Greg Steube: VA Shouldn’t Deny Veterans Medical Marijuana in States Where It’s Legal

From his perch on the U.S. House Veterans Affairs Committee, freshman U.S. Rep. Greg Steube, R-Fla., is looking to expand medical marijuana options for veterans.

Last week, Steube teamed up with U.S. Rep. Gilbert Cisneros, D-Calif., to bring out the “Veterans Cannabis Use for Safe Healing Act” which will “prohibit the Secretary of Veterans Affairs from denying a veteran his or her benefits due to the use of medical marijuana in states where the substance is legal.”

“As a veteran, I’m committed to ensuring that veterans receive the care they deserve, and I know that sometimes that care can include medical marijuana,” said Steube when he brought out the bill. “Receiving the appropriate treatment to address your health care needs—using products that are legal in the state in which you live—should not preclude you from your Department of Veterans Affairs (VA) benefits.”

Steube’s office laid out what the bill will do.

“The bill will codify Veterans Health Administration (VHA) Directive 1315, Access to VHA Clinical Programs for Veterans Participating in State-Approved Marijuana Programs, which currently protects veterans from being denied benefits based on participation in state-approved medical marijuana programs. This bill will only apply to veterans living and receiving care in states that have approved the use of marijuana for medical purposes,” the congressman’s office noted.
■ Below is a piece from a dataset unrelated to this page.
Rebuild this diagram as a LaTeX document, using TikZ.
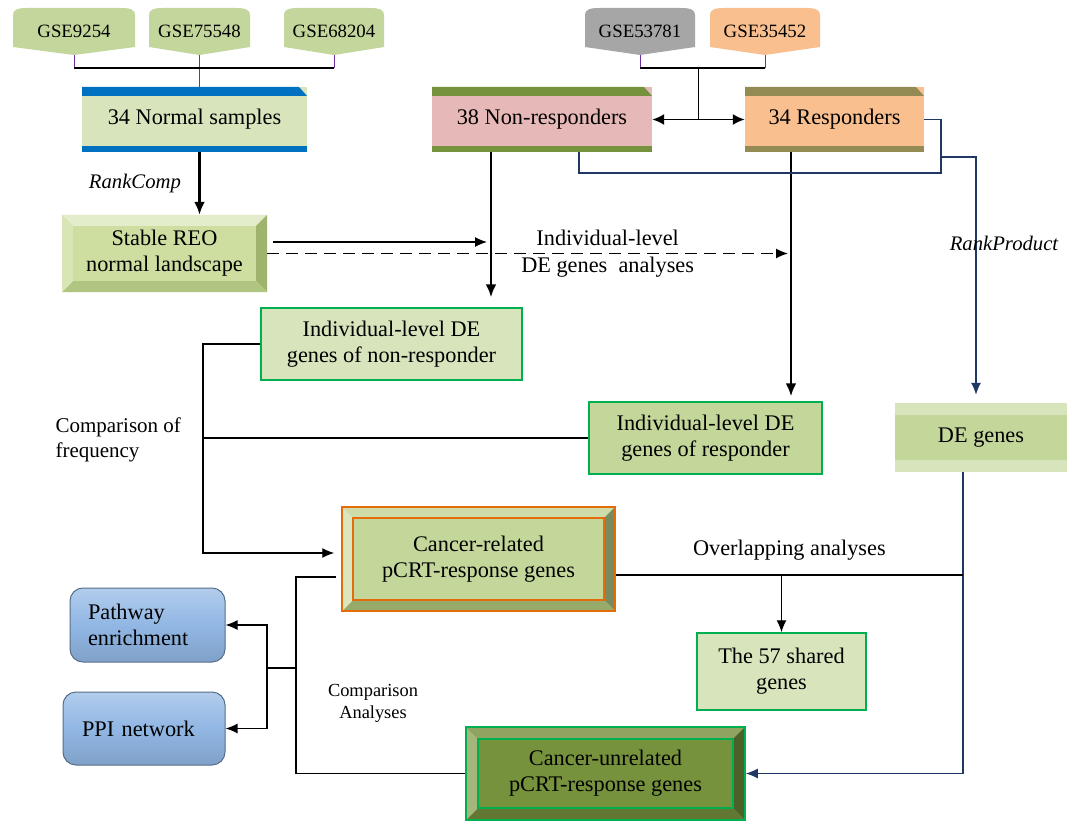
\documentclass[tikz,border=0pt]{standalone}
\usepackage{fontspec}
\setmainfont{Liberation Serif}
\usetikzlibrary{arrows.meta,positioning,calc}
\definecolor{tagGreen}{RGB}{195,214,155}
\definecolor{tagGray}{RGB}{166,166,166}
\definecolor{tagOrange}{RGB}{250,191,143}
\definecolor{paleGreen}{RGB}{216,228,188}
\definecolor{midGreen}{RGB}{196,215,155}
\definecolor{barBlue}{RGB}{0,112,192}
\definecolor{barGreen}{RGB}{118,146,60}
\definecolor{barOlive}{RGB}{148,138,84}
\definecolor{nonPink}{RGB}{230,184,183}
\definecolor{resOrange}{RGB}{250,191,143}
\definecolor{edgeGreen}{RGB}{0,176,80}
\definecolor{edgeOrange}{RGB}{228,108,10}
\definecolor{lineNavy}{RGB}{31,56,100}
\definecolor{stubPurple}{RGB}{112,48,160}
\definecolor{boxBlue}{RGB}{145,183,228}
\definecolor{reoface}{RGB}{205,222,160}
\definecolor{reotop}{RGB}{228,237,203}
\definecolor{reoleft}{RGB}{216,230,182}
\definecolor{reoright}{RGB}{158,180,108}
\definecolor{reobottom}{RGB}{176,197,128}
\definecolor{reoline}{RGB}{205,222,160}
\definecolor{crface}{RGB}{196,215,155}
\definecolor{crtop}{RGB}{205,220,168}
\definecolor{crleft}{RGB}{218,230,192}
\definecolor{crright}{RGB}{122,138,96}
\definecolor{crbottom}{RGB}{152,170,106}
\definecolor{crline}{RGB}{228,108,10}
\definecolor{cuface}{RGB}{118,146,60}
\definecolor{cutop}{RGB}{142,164,96}
\definecolor{culeft}{RGB}{164,182,122}
\definecolor{curight}{RGB}{78,96,42}
\definecolor{cubottom}{RGB}{98,120,50}
\definecolor{culine}{RGB}{0,176,80}
\newcommand\bodyfont{\fontsize{22.3}{26}\selectfont}
\newcommand\tagfont{\fontsize{18.8}{22}\selectfont}
\newcommand\notefont{\fontsize{21}{25}\selectfont}
\newcommand\smallnote{\fontsize{18.4}{22}\selectfont}
\newcommand\methodfont{\fontsize{20.7}{24}\selectfont\itshape}

\begin{document}
\begin{tikzpicture}[x=1pt,y=-1pt,
      gse/.style 2 args={minimum width=#1,minimum height=47pt,inner sep=0pt,font=\tagfont,fill=white,
        path picture={\fill[#2] ([yshift=8pt]path picture bounding box.south west)
          -- ([yshift=-7pt]path picture bounding box.north west)
          .. controls ([yshift=-2pt]path picture bounding box.north west) and ([xshift=4pt]path picture bounding box.north west) .. ([xshift=14pt]path picture bounding box.north west)
          -- ([xshift=-14pt]path picture bounding box.north east)
          .. controls ([xshift=-4pt]path picture bounding box.north east) and ([yshift=-2pt]path picture bounding box.north east) .. ([yshift=-7pt]path picture bounding box.north east)
          -- ([yshift=8pt]path picture bounding box.south east)
          -- (path picture bounding box.south) -- cycle;}},
      sample/.style 2 args={fill=#1,minimum height=65pt,font=\bodyfont,
        path picture={\fill[#2] (path picture bounding box.north west)
          -- ([xshift=-8pt]path picture bounding box.north east)
          -- ([yshift=-9pt]path picture bounding box.north east)
          -- ([yshift=-9pt]path picture bounding box.north west) -- cycle;
          \fill[#2] (path picture bounding box.south west) rectangle ([yshift=6pt]path picture bounding box.south east);}},
      bevel/.style 2 args={font=\bodyfont,align=center,
        path picture={
          \coordinate (bA) at (path picture bounding box.north west);
          \coordinate (bB) at (path picture bounding box.north east);
          \coordinate (bC) at (path picture bounding box.south east);
          \coordinate (bD) at (path picture bounding box.south west);
          \fill[#1face] (bA) rectangle (bC);
          \fill[#1top] (bA) -- (bB) -- ([shift={(-#2,-#2)}]bB) -- ([shift={(#2,-#2)}]bA) -- cycle;
          \fill[#1right] (bB) -- (bC) -- ([shift={(-#2,#2)}]bC) -- ([shift={(-#2,-#2)}]bB) -- cycle;
          \fill[#1bottom] (bC) -- (bD) -- ([shift={(#2,#2)}]bD) -- ([shift={(-#2,#2)}]bC) -- cycle;
          \fill[#1left] (bD) -- (bA) -- ([shift={(#2,-#2)}]bA) -- ([shift={(#2,#2)}]bD) -- cycle;
          \draw[#1line,line width=1.5pt] ([shift={(#2,-#2)}]bA) rectangle ([shift={(-#2,#2)}]bC);}},
      gbox/.style={draw=edgeGreen,line width=1.5pt,fill=#1,align=center,font=\bodyfont},
      debox/.style={fill=midGreen,font=\bodyfont,
        path picture={\fill[paleGreen] (path picture bounding box.north west) rectangle ([yshift=-12pt]path picture bounding box.north east);
          \fill[paleGreen] (path picture bounding box.south west) rectangle ([yshift=12pt]path picture bounding box.south east);}},
      blueb/.style={rounded corners=13pt,draw=boxBlue!60!black,line width=1pt,
        top color=boxBlue!70!white,bottom color=boxBlue!88!black,middle color=boxBlue,
        font=\bodyfont,align=left},
      link/.style={line width=1.3pt},
      stub/.style={stubPurple,line width=1pt},
      arr/.style={-{Latex[length=12pt,width=10pt]},line width=1.3pt},
      dbl/.style={{Latex[length=12pt,width=11pt]}-{Latex[length=12pt,width=11pt]},line width=1.8pt},
      bigarr/.style={-{Latex[length=13pt,width=11pt]},line width=2.5pt},
      navy/.style={lineNavy,line width=1.3pt},
      navyarr/.style={lineNavy,line width=1.3pt,-{Latex[length=12pt,width=10pt]}}]
    \path[use as bounding box,fill=white] (0,0) rectangle (1072,824);

    \node[gse={122pt}{tagGreen}] (gA) at (74,31.5) {GSE9254};
    \node[gse={101pt}{tagGreen}] (gB) at (199.5,31.5) {GSE75548};
    \node[gse={100pt}{tagGreen}] (gC) at (334,31.5) {GSE68204};
    \node[gse={110pt}{tagGray}] (gD) at (640,31.5) {GSE53781};
    \node[gse={110pt}{tagOrange}] (gE) at (765,31.5) {GSE35452};

    \node[sample={paleGreen}{barBlue},minimum width=225pt] (normal) at (194.5,119.5) {34 Normal samples};
    \node[sample={nonPink}{barGreen},minimum width=220pt] (non) at (542,119.5) {38 Non-responders};
    \node[sample={resOrange}{barOlive},minimum width=179pt] (res) at (834.5,119.5) {34 Responders};

    \node[bevel={reo}{12pt},minimum width=205pt,minimum height=77pt] (reo) at (164.5,253.5) {Stable REO\\normal landscape};
    \node[gbox=paleGreen,minimum width=261pt,minimum height=72pt] (ind1) at (391.5,344) {Individual-level DE\\genes of non-responder};
    \node[gbox=midGreen,minimum width=233pt,minimum height=72pt] (ind2) at (705.5,438) {Individual-level DE\\genes of responder};
    \node[debox,minimum width=172pt,minimum height=69pt] (de) at (981,437.5) {DE genes};
    \node[bevel={cr}{11pt},draw=edgeOrange,line width=1.5pt,minimum width=273pt,minimum height=104pt] (cr) at (478.5,559) {Cancer-related\\pCRT-response genes};
    \node[gbox=paleGreen,minimum width=169pt,minimum height=77pt] (shared) at (781.5,671.5) {The 57 shared\\genes};
    \node[bevel={cu}{12pt},draw=edgeGreen,line width=1.5pt,minimum width=279pt,minimum height=93pt] (cu) at (605.5,773.5) {Cancer-unrelated\\pCRT-response genes};
    \node[blueb,inner xsep=18pt,text width=119pt,minimum height=74pt] (pw) at (147.5,625) {Pathway\\enrichment};
    \node[blueb,inner xsep=19pt,text width=124pt,minimum height=73pt] (ppi) at (144,728.5) {PPI network};

    \node[font=\notefont,align=left,anchor=west] (cmpfreq) at (52,440) {Comparison of\\frequency};
    \node[font=\smallnote,align=center] (cmpana) at (373,703) {Comparison\\Analyses};

    \coordinate (barL) at (0,68);
    \draw[stub] (gA.south) -- (gA.south |- barL);
    \draw[stub] (gC.south) -- (gC.south |- barL);
    \draw[stub] (gB.south) -- (gB.south |- normal.north);
    \draw[link] (gA.south |- barL) -- (gC.south |- barL);
    \draw[stub] (gD.south) -- (gD.south |- barL);
    \draw[stub] (gE.south) -- (gE.south |- barL);
    \draw[link] (gD.south |- barL) -- (gE.south |- barL);
    \coordinate (split) at ($(non.east)!0.5!(res.west)$);
    \draw[link,line width=1.8pt] (split |- barL) -- (split);
    \draw[dbl] (non.east) -- (res.west);

    \draw[bigarr] (normal.south -| gB.south) -- (reo.north -| gB.south)
      node[midway,left=14pt,font=\methodfont] (rc) {RankComp};

    \coordinate (nonout) at ([xshift=-51pt]non.south);
    \coordinate (resout) at ([xshift=-43.5pt]res.south);
    \draw[bigarr,shorten >=10pt] (nonout) -- (nonout |- ind1.north);
    \draw[bigarr,shorten >=5pt] (resout) -- (resout |- ind2.north);
    \draw[arr,shorten >=4pt] ([xshift=6pt,yshift=11.5pt]reo.east) -- ([yshift=11.5pt]reo.east -| nonout);
    \draw[arr,dash pattern=on 12pt off 7pt,shorten >=3pt] (reo.east) -- (reo.east -| resout)
      node[pos=0.65,align=center,font=\bodyfont] (dashlbl) {Individual-level\\[1pt]DE genes\ \ analyses};

    \coordinate (rpj) at (941,173);
    \coordinate (rpk) at (941,157);
    \draw[navy] (res.east) -| (rpj) -| ([xshift=37pt]non.south);
    \draw[navyarr,shorten >=8pt] (rpk) -| ([xshift=-5pt]de.north)
      node[pos=0.675,xshift=28pt,font=\methodfont,text=black] (rp) {RankProduct};
    \coordinate (dedown) at ([xshift=-18pt]de.south);
    \draw[navyarr] (dedown) |- (cu.east);
    \draw[link] ([yshift=-16pt]cr.east) -- ([yshift=-16pt]cr.east -| dedown)
      node[midway,above=11pt,font=\bodyfont] (ovl) {Overlapping analyses};
    \draw[arr] ([yshift=-16pt]cr.east -| shared.north) -- (shared.north);

    \coordinate (cmpx) at (203,0);
    \coordinate (anx) at (296,0);
    \coordinate (brx) at (267,668);
    \draw[arr,shorten >=7pt] (ind1.west) -- (ind1.west -| cmpx) |- ([yshift=6pt]cr.west);
    \draw[link] (ind2.west) -- (ind2.west -| cmpx);
    \draw[link] ([xshift=-5pt,yshift=-18pt]cr.west) -| (anx |- cu.west) -- (cu.west);
    \draw[link] (anx |- brx) -- (brx);
    \draw[arr] (brx) |- (pw.east);
    \draw[arr] (brx) |- (ppi.east);
  \end{tikzpicture}
\end{document}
“It’s important that we respect states’ rights as outlined in the 10th Amendment of the United States Constitution. While it is the current policy of the VA to not deny benefits to veterans based on participation in these state-based medical marijuana programs, this bill will ensure that no future policy or administration change could put these veterans at risk of losing their benefits when they are in compliance with state law,” said Steube. “It also allows VA staff to help veterans fill out the forms necessary to enroll in a state-approved program instead of having to rely on a private physician. This makes things easier for veterans who are in desperate need of these medical options.”

Steube, a former Army JAG Officer who served in Operation Iraqi Freedom, will have the chance to advocate for his bill when it heads to the House Veterans Affairs Committee. So far, there is no counterpart over in the U.S. Senate.